>> Begin DATASET ENTRIES

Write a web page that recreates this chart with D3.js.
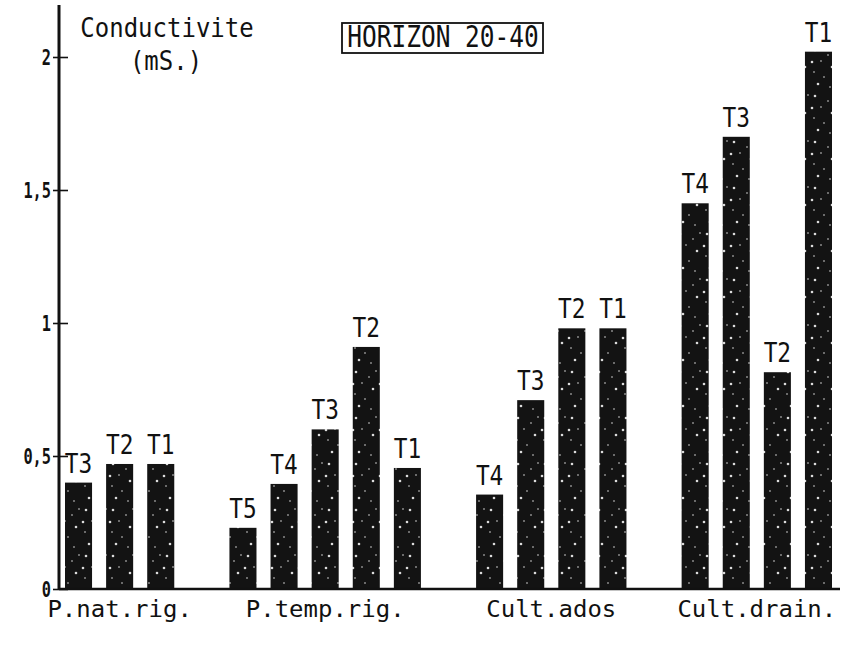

>> End DATASET ENTRIES
>> Begin DATASET ENTRIES

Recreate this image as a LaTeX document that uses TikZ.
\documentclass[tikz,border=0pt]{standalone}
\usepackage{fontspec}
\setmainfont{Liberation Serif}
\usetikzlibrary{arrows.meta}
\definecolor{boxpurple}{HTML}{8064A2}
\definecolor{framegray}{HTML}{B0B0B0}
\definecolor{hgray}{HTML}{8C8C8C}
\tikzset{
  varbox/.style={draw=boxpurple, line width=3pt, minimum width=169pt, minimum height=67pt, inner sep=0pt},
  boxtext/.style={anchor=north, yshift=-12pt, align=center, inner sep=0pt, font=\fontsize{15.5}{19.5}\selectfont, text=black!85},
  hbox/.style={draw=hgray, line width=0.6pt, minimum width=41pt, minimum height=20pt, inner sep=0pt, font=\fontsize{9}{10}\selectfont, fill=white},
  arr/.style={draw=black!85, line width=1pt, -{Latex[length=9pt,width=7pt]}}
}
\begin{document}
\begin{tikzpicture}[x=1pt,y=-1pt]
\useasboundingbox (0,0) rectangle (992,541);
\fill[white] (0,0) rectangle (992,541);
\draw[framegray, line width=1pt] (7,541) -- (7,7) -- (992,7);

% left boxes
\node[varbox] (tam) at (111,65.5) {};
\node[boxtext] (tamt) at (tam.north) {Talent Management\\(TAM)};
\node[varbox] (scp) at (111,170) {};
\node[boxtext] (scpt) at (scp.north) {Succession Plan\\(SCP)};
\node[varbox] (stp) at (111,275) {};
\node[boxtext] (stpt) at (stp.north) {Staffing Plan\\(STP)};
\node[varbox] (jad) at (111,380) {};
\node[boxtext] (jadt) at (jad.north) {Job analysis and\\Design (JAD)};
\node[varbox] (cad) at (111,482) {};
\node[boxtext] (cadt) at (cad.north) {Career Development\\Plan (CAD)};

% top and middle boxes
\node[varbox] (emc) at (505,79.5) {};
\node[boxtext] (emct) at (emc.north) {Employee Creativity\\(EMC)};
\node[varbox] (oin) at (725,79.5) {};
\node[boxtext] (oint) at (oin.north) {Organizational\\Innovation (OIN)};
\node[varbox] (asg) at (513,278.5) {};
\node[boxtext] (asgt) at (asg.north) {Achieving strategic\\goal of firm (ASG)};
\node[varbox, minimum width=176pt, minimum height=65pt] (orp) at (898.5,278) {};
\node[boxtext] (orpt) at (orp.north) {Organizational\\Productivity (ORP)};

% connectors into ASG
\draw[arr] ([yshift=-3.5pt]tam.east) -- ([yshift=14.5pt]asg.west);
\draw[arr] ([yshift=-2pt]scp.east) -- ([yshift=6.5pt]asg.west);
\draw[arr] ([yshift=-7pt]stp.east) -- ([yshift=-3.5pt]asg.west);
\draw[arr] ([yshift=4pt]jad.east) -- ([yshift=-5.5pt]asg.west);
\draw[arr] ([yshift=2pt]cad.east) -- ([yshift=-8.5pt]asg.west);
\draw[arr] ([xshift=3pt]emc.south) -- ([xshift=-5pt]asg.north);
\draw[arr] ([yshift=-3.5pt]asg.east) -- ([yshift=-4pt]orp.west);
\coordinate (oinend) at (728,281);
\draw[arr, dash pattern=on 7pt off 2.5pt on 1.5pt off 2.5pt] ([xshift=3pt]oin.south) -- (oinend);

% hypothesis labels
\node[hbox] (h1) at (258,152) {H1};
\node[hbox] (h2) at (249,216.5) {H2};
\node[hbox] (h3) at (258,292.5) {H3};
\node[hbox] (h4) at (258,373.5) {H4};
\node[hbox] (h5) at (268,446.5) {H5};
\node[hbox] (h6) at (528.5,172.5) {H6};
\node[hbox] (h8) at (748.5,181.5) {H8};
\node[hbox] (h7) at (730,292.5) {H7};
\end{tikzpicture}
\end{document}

>> End DATASET ENTRIES
>> Begin DATASET ENTRIES

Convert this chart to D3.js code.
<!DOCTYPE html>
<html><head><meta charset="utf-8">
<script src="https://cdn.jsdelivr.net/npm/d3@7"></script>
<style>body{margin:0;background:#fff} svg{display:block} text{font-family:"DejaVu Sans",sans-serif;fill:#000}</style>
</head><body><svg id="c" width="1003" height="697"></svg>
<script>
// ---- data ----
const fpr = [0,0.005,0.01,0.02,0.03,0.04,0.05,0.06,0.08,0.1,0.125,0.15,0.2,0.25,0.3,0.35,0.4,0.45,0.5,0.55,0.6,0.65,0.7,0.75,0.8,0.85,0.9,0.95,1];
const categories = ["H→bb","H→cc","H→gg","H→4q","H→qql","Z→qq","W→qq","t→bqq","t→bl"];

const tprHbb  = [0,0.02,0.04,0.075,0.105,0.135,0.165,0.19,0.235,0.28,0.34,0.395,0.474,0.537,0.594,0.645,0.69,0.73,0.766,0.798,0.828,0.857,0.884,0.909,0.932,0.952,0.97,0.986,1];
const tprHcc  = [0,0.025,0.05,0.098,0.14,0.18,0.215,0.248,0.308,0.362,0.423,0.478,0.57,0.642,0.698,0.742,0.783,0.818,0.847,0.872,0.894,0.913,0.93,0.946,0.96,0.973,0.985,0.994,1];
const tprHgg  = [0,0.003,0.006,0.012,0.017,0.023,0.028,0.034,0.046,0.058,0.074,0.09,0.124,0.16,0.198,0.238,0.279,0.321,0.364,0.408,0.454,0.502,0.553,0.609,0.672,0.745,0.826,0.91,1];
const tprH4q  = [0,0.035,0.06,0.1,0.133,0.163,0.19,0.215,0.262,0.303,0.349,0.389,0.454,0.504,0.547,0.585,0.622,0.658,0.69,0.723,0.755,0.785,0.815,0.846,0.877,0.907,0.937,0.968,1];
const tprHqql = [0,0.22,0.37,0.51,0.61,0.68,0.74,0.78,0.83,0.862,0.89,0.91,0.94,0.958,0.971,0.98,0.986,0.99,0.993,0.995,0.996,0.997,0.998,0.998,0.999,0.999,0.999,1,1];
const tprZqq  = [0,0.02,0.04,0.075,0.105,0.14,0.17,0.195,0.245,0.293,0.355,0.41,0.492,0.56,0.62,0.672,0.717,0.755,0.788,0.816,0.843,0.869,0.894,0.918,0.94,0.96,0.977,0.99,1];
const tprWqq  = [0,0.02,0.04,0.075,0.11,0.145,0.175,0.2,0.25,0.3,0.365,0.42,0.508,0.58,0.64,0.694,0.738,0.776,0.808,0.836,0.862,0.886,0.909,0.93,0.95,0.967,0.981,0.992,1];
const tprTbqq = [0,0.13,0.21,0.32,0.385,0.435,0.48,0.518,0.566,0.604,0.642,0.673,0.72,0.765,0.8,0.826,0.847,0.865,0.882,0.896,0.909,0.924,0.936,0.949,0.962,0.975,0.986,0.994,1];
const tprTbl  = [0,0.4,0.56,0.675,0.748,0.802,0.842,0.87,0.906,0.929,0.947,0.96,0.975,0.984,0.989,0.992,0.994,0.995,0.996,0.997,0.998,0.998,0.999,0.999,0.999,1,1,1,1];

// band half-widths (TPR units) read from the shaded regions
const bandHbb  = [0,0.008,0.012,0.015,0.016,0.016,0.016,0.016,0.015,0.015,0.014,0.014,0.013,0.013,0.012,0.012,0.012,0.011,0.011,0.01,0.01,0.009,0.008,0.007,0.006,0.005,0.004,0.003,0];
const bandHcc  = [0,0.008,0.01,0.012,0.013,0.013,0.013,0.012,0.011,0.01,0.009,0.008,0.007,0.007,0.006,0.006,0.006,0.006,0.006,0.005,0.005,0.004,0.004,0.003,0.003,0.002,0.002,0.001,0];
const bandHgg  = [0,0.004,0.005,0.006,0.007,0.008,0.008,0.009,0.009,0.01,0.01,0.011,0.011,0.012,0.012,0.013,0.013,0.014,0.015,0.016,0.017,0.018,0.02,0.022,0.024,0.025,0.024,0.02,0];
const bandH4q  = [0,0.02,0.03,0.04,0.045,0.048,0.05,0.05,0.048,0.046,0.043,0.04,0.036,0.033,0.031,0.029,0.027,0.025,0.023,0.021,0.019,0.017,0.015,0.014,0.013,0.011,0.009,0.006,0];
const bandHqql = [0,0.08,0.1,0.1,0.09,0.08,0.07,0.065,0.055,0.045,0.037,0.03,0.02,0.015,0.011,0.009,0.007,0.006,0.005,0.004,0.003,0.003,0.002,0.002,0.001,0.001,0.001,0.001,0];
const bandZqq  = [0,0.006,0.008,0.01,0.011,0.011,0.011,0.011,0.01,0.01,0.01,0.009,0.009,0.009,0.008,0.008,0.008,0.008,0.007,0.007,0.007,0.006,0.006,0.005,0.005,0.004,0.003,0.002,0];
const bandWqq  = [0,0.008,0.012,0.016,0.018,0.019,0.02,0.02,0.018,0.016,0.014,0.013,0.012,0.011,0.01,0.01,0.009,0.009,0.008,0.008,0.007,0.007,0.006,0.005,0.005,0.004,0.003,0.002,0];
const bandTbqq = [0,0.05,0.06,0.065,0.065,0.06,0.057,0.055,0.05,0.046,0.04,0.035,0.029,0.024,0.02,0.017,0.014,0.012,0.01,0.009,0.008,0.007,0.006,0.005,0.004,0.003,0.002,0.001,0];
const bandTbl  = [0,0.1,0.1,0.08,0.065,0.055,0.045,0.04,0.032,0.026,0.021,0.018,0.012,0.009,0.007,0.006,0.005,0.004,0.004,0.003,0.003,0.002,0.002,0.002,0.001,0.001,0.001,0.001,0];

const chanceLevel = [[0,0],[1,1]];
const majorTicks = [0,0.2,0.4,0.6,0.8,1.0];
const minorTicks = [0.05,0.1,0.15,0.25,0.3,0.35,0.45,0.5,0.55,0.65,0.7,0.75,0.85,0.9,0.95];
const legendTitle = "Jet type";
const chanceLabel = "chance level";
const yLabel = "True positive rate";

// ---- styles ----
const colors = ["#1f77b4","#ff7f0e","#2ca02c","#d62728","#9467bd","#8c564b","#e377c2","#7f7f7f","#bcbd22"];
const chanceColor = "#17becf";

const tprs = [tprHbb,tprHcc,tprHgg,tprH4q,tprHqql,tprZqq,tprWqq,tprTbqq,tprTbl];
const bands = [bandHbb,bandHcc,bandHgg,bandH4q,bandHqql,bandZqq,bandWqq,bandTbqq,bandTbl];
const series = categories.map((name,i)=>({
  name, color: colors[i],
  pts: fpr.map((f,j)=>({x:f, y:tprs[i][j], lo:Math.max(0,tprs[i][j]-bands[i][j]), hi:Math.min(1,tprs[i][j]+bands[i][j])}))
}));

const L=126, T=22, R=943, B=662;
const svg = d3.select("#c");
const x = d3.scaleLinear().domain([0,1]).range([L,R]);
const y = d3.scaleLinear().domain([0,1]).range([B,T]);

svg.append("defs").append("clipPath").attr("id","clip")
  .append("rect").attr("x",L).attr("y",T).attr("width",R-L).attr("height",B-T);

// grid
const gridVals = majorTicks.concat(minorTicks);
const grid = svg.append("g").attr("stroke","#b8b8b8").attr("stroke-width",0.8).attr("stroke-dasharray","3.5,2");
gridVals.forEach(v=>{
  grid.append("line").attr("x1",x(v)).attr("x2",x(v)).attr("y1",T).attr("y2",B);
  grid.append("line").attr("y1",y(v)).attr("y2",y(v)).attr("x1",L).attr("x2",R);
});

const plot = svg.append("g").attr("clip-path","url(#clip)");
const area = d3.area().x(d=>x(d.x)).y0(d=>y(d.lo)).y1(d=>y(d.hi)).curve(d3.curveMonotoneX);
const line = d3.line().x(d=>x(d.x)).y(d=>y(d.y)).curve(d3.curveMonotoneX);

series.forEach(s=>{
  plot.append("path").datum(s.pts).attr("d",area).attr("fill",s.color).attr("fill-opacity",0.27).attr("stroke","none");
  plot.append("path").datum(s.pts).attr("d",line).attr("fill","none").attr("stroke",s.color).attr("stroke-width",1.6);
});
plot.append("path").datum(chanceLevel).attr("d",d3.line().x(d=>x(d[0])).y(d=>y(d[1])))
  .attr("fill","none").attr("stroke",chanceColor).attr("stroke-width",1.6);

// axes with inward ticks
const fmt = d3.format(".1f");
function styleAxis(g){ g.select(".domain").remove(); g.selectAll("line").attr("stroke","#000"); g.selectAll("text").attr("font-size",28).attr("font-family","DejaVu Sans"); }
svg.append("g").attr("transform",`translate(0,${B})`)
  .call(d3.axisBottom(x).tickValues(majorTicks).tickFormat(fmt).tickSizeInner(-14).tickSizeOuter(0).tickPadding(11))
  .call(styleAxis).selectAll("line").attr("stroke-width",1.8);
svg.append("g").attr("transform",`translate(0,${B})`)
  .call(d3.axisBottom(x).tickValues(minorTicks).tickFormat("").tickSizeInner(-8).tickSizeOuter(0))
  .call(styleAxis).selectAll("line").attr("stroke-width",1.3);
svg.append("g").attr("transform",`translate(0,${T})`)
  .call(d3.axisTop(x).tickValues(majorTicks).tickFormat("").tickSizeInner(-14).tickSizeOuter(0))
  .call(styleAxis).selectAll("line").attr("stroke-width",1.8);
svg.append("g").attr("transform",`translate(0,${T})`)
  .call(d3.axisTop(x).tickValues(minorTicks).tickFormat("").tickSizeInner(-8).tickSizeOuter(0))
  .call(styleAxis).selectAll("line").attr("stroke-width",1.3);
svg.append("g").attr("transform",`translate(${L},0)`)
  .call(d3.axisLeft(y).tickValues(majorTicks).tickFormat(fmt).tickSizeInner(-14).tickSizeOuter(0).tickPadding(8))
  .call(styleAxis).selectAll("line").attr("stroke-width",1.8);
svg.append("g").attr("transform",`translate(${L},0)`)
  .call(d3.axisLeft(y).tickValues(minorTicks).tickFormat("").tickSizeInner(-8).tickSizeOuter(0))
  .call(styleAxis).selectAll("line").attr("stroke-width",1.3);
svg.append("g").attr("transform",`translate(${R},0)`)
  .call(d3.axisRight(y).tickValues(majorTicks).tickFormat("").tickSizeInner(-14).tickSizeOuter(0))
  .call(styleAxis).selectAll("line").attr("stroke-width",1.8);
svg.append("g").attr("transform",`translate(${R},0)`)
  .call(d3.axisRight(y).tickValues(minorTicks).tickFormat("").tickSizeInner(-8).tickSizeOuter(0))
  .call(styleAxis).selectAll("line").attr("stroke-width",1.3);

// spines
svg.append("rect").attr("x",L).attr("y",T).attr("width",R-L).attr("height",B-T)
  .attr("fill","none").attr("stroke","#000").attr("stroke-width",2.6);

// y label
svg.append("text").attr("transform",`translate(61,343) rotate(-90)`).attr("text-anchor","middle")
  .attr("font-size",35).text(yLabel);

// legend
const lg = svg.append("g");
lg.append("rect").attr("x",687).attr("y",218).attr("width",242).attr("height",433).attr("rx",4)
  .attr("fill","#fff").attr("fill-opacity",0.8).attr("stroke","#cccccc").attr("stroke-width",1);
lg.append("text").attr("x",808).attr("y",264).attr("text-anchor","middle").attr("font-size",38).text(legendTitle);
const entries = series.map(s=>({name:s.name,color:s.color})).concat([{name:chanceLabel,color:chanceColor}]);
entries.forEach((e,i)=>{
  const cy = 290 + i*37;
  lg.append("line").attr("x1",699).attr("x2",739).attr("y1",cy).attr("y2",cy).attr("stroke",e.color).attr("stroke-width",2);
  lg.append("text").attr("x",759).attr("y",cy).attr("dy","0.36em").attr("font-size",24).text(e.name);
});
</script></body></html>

>> End DATASET ENTRIES

## TASK DETAILS:
Everything from the line that contains "Recreate this image" through the line that contains "(orpt) at (orp.north)" is to be transcribed exactly, and nothing outside that range.

## RESULT OF THIS EXERCISE:
Recreate this image as a LaTeX document that uses TikZ.
\documentclass[tikz,border=0pt]{standalone}
\usepackage{fontspec}
\setmainfont{Liberation Serif}
\usetikzlibrary{arrows.meta}
\definecolor{boxpurple}{HTML}{8064A2}
\definecolor{framegray}{HTML}{B0B0B0}
\definecolor{hgray}{HTML}{8C8C8C}
\tikzset{
  varbox/.style={draw=boxpurple, line width=3pt, minimum width=169pt, minimum height=67pt, inner sep=0pt},
  boxtext/.style={anchor=north, yshift=-12pt, align=center, inner sep=0pt, font=\fontsize{15.5}{19.5}\selectfont, text=black!85},
  hbox/.style={draw=hgray, line width=0.6pt, minimum width=41pt, minimum height=20pt, inner sep=0pt, font=\fontsize{9}{10}\selectfont, fill=white},
  arr/.style={draw=black!85, line width=1pt, -{Latex[length=9pt,width=7pt]}}
}
\begin{document}
\begin{tikzpicture}[x=1pt,y=-1pt]
\useasboundingbox (0,0) rectangle (992,541);
\fill[white] (0,0) rectangle (992,541);
\draw[framegray, line width=1pt] (7,541) -- (7,7) -- (992,7);

% left boxes
\node[varbox] (tam) at (111,65.5) {};
\node[boxtext] (tamt) at (tam.north) {Talent Management\\(TAM)};
\node[varbox] (scp) at (111,170) {};
\node[boxtext] (scpt) at (scp.north) {Succession Plan\\(SCP)};
\node[varbox] (stp) at (111,275) {};
\node[boxtext] (stpt) at (stp.north) {Staffing Plan\\(STP)};
\node[varbox] (jad) at (111,380) {};
\node[boxtext] (jadt) at (jad.north) {Job analysis and\\Design (JAD)};
\node[varbox] (cad) at (111,482) {};
\node[boxtext] (cadt) at (cad.north) {Career Development\\Plan (CAD)};

% top and middle boxes
\node[varbox] (emc) at (505,79.5) {};
\node[boxtext] (emct) at (emc.north) {Employee Creativity\\(EMC)};
\node[varbox] (oin) at (725,79.5) {};
\node[boxtext] (oint) at (oin.north) {Organizational\\Innovation (OIN)};
\node[varbox] (asg) at (513,278.5) {};
\node[boxtext] (asgt) at (asg.north) {Achieving strategic\\goal of firm (ASG)};
\node[varbox, minimum width=176pt, minimum height=65pt] (orp) at (898.5,278) {};
\node[boxtext] (orpt) at (orp.north) {Organizational\\Productivity (ORP)};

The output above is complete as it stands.